KABUL, Afghanistan — The Taliban said Tuesday they are withdrawing from Kunduz, a strategic northern city that briefly fell to the insurgents last month, as an Afghan official said life there is returning to normal.
Taliban spokesman Zabihullah Mujahid said in an email to media members that the group's fighters are retreating to avoid further civilian casualties.
Hamdullah Danishi, the acting governor of Kunduz province, said shops and markets in the city had reopened and residents were venturing out of their homes. He said troops were continuing to search the city, suspecting that some insurgents had remained behind.
"Afghan security forces are in control of the whole city," said Gen. Mohammad Qasim Jungulbagh, provincial police chief of Kunduz.
Taliban insurgents were present on the outskirts of the city, and were mostly holed up in the Chahar Dara district, a longtime stronghold, Jungulbagh said.
After two weeks of fighting, local people are venturing out and shops are open again, said Sultan Mohammad, 32, a Kunduz resident. He said electricity was being restored but problems with the water supply remained.
The Taliban stormed Kunduz on Sept. 28 and held the city for three days before being driven back. Exact numbers of dead and wounded are unclear, but believed to be in the hundreds. The Public Health Ministry has said that more than 60 civilians have been killed, and around 800 wounded in the fighting.
Meanwhile U.S. and Afghan forces completed a major air and ground operation against an al-Qaeda training site Sunday in southern Kandahar province in which numerous militants were killed, according to a statement released Tuesday by NATO.
The statement said the operation, which began Oct. 7, was the result of months of intelligence and planning. The U.S. conducted 63 airstrikes while Afghan forces engaged in several ground battles al-Qaeda fighters at two related sites, it said.
"This is one of the largest joint ground-assault operations we have ever conducted in Afghanistan," Brig. Gen. Wilson Shoffner, a U.S. spokesperson in Afghanistan, said in the statement. "Aside from validating the accuracy of our intelligence, we were able to seize a large amount of data and weapons. Based on the digital media equipment collected from the site, it also appears that this was the location of a large media cell."
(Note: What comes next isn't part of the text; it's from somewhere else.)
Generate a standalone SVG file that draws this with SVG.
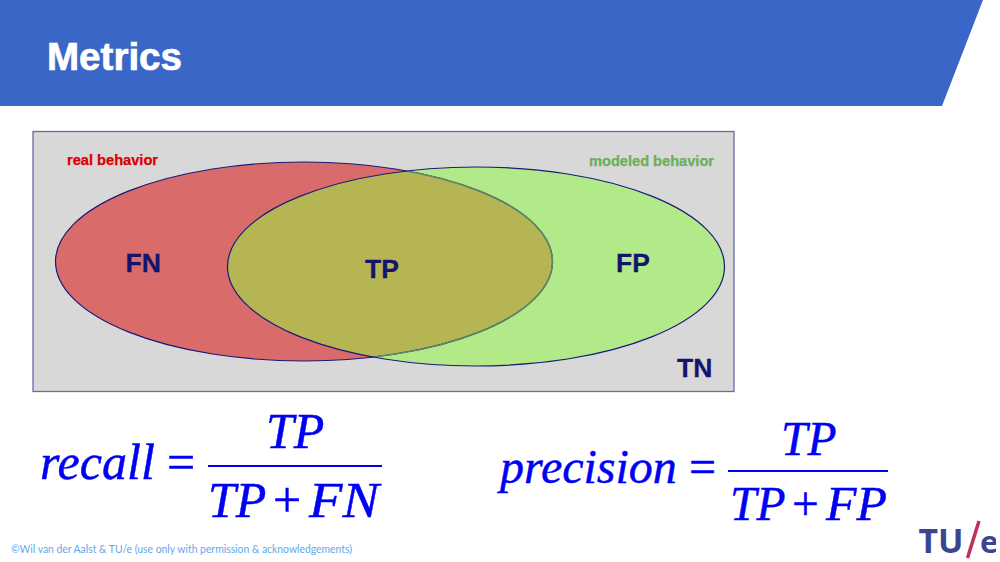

Beside heavy weapons and material for roadside bombs, soldiers retrieved valuable intelligence data such as foreign passports, laptops and associated IT media, digital cameras and cards, documents, and mobile phones, the statement said. Additionally they seized anti-aircraft weapons, rocket-propelled grenade systems and warheads, machine guns, rifles and ammunition.
"The enormous success of this operation validates our ongoing campaign. Working with, by, and through our Afghan partners, we're building their capabilities while we fight our common enemies," Gen. John F. Campbell, Commander of U.S. Forces in Afghanistan, said in the statement. "That's why our strategic partnership here is so important. We continue to protect our fellow Americans at home by fighting al-Qaeda here. I couldn't be prouder of our brave U.S. servicemen and women and their Afghan counterparts. It's because of their extraordinary efforts that terrorists here haven't been able to attack our homeland in over 14 years."
Meanwhile the Afghan Journalists' Union said Tuesday that a Taliban threat against the staff and property of two major television stations could lead to a media-wide boycott of the insurgents.
The union was reacting to threats issued on Monday against the Tolo and 1TV channels for their coverage of Taliban atrocities in Kunduz. The group said in a statement the stations had been designated as targets and no staff members were safe.
AJU member Fahim Dashti, reading a statement on live television, said any action by the insurgents against the stations would be regarded as a "war crime."
"If the Taliban's threats continue or journalists are harmed, then Afghan media will boycott news coverage regarding the Taliban," he said.